* EXERCISE DIRECTIONS *
Copy each line holding the string "with".

— Start DATASET CONTENT —

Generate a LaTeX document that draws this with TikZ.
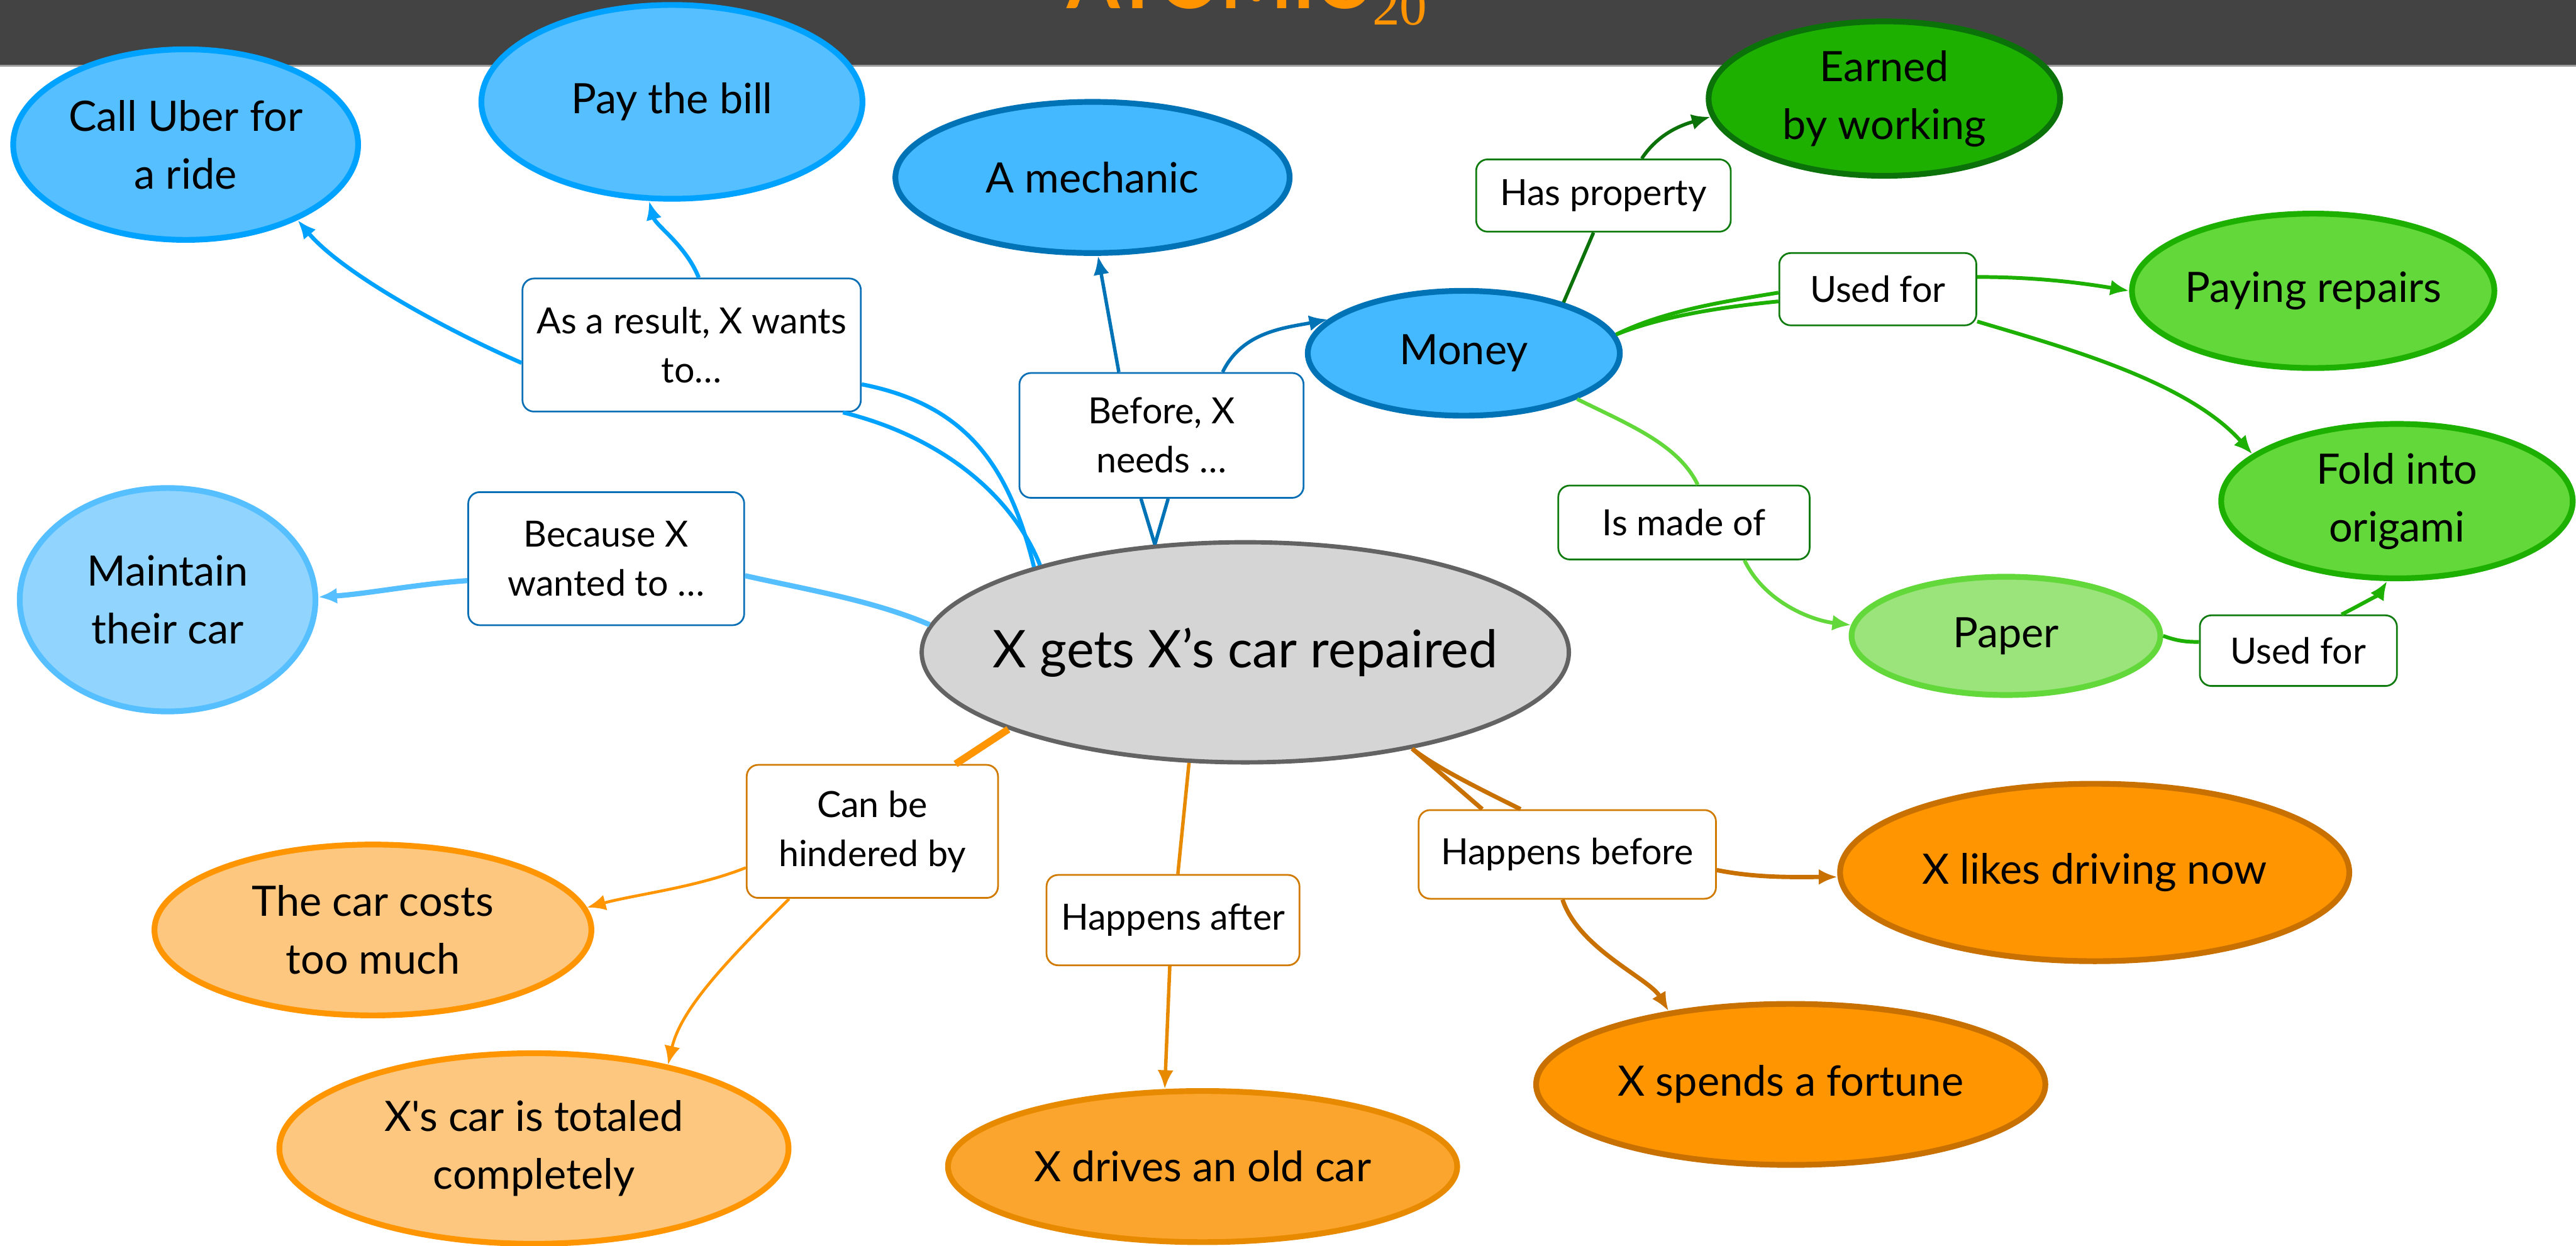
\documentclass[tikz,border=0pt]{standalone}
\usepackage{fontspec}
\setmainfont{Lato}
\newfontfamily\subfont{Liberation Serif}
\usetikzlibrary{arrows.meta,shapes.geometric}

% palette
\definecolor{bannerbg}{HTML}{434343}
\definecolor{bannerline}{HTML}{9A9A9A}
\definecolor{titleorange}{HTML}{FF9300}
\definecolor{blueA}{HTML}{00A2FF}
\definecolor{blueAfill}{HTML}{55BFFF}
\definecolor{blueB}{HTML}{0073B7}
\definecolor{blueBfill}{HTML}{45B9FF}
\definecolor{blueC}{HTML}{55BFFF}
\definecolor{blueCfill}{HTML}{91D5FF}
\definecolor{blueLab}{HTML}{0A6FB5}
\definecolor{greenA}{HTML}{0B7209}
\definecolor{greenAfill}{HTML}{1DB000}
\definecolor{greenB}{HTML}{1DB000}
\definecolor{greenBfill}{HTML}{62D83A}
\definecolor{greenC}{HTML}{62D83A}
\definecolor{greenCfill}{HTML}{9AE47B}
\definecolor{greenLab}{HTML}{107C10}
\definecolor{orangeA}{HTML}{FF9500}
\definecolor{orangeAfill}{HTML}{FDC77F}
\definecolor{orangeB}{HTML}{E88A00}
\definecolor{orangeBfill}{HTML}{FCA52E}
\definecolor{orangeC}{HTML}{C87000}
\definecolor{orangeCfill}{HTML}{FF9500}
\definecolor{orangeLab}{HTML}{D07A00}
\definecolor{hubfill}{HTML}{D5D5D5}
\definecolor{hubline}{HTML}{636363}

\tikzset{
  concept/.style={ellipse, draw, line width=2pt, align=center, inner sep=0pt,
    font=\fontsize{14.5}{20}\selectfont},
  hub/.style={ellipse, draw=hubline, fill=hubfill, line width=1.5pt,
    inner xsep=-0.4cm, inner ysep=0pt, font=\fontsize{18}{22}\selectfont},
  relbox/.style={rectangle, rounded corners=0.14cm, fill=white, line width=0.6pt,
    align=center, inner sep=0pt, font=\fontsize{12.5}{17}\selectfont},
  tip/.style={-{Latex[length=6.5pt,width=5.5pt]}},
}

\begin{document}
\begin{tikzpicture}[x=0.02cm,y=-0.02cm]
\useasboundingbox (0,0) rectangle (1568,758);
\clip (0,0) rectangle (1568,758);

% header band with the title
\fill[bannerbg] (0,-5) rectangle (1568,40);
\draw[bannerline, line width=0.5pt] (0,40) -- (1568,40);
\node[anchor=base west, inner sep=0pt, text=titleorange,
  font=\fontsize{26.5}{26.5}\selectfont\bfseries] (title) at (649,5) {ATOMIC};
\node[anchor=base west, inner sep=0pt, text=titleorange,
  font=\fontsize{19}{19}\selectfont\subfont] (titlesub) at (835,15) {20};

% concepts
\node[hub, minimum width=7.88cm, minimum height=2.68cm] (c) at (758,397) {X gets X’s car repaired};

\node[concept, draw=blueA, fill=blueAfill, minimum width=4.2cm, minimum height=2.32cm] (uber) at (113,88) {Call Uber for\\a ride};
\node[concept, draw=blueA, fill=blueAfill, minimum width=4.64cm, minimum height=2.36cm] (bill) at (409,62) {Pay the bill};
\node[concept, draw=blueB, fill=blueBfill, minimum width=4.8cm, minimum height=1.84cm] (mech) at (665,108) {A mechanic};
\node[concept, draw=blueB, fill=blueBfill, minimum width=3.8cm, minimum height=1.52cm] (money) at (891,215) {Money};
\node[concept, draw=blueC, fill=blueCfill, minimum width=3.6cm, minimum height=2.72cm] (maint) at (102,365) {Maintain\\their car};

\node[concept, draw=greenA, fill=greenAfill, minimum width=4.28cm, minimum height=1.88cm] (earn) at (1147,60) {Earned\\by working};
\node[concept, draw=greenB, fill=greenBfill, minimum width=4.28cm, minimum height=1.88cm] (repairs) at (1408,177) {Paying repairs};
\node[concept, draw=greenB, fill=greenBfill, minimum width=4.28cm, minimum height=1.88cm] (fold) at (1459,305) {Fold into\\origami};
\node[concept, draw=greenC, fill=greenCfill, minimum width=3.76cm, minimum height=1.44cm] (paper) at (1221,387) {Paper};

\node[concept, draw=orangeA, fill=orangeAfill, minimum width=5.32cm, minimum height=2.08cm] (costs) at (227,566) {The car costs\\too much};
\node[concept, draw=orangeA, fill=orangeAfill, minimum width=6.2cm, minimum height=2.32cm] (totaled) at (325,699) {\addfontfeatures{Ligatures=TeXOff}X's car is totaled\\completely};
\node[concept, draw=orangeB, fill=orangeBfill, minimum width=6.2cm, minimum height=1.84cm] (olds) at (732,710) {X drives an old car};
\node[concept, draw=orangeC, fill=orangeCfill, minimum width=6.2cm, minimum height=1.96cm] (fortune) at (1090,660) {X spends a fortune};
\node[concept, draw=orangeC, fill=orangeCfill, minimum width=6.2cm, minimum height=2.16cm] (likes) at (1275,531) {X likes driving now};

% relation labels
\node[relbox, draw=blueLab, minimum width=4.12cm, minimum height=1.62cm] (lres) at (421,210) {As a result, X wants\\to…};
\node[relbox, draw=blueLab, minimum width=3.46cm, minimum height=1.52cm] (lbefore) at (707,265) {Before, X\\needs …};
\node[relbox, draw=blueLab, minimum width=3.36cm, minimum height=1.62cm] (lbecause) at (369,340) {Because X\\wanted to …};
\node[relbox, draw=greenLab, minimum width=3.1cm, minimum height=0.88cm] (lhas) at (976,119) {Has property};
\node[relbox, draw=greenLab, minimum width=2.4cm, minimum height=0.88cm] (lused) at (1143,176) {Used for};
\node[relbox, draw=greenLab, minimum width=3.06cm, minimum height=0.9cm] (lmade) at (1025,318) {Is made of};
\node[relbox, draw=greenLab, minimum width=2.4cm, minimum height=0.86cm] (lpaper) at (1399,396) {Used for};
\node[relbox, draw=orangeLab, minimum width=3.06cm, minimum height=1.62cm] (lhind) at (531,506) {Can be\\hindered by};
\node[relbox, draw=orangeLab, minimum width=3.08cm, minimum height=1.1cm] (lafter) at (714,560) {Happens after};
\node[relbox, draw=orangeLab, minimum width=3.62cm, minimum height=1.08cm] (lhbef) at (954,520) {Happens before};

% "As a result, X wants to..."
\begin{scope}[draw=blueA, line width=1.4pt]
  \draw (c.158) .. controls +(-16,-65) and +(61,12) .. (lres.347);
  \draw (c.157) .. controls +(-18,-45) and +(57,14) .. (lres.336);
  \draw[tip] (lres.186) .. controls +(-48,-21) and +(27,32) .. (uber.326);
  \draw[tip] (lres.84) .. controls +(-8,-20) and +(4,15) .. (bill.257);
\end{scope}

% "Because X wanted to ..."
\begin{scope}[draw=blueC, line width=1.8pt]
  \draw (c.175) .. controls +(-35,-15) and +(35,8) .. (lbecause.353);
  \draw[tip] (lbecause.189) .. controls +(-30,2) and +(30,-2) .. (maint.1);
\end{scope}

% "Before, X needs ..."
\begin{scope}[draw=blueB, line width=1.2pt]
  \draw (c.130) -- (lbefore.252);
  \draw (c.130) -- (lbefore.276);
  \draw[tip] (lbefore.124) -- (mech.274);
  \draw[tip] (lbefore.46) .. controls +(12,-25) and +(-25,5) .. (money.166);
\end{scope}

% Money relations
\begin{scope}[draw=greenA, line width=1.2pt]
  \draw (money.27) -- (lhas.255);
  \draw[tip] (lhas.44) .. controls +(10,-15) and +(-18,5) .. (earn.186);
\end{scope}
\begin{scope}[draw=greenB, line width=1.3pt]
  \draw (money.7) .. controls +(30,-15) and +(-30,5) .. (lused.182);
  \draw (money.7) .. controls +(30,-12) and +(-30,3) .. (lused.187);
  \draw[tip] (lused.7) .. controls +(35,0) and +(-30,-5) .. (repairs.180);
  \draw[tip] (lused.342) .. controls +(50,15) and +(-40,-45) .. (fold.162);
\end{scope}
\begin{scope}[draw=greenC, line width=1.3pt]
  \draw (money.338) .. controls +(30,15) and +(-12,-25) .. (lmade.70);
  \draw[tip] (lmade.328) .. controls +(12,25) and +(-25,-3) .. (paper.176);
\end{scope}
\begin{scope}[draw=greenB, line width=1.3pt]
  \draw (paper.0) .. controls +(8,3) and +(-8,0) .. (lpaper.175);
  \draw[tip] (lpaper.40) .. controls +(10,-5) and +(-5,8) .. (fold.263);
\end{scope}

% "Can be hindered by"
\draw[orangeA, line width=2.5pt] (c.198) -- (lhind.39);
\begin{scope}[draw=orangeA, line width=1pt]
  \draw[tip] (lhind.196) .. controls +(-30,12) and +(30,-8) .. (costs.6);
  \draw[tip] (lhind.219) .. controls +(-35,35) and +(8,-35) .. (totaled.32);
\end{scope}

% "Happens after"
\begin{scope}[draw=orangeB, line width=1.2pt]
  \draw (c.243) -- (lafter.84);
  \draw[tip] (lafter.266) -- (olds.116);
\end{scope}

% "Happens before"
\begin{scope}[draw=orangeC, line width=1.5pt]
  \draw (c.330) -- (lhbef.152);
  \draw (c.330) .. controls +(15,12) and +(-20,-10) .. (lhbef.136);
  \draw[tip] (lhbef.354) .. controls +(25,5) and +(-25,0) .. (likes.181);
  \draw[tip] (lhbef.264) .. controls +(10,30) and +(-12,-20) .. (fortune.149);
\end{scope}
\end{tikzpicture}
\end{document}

— End DATASET CONTENT —

* COMPLETE RESPONSE *
Generate a LaTeX document that draws this with TikZ.
% header band with the title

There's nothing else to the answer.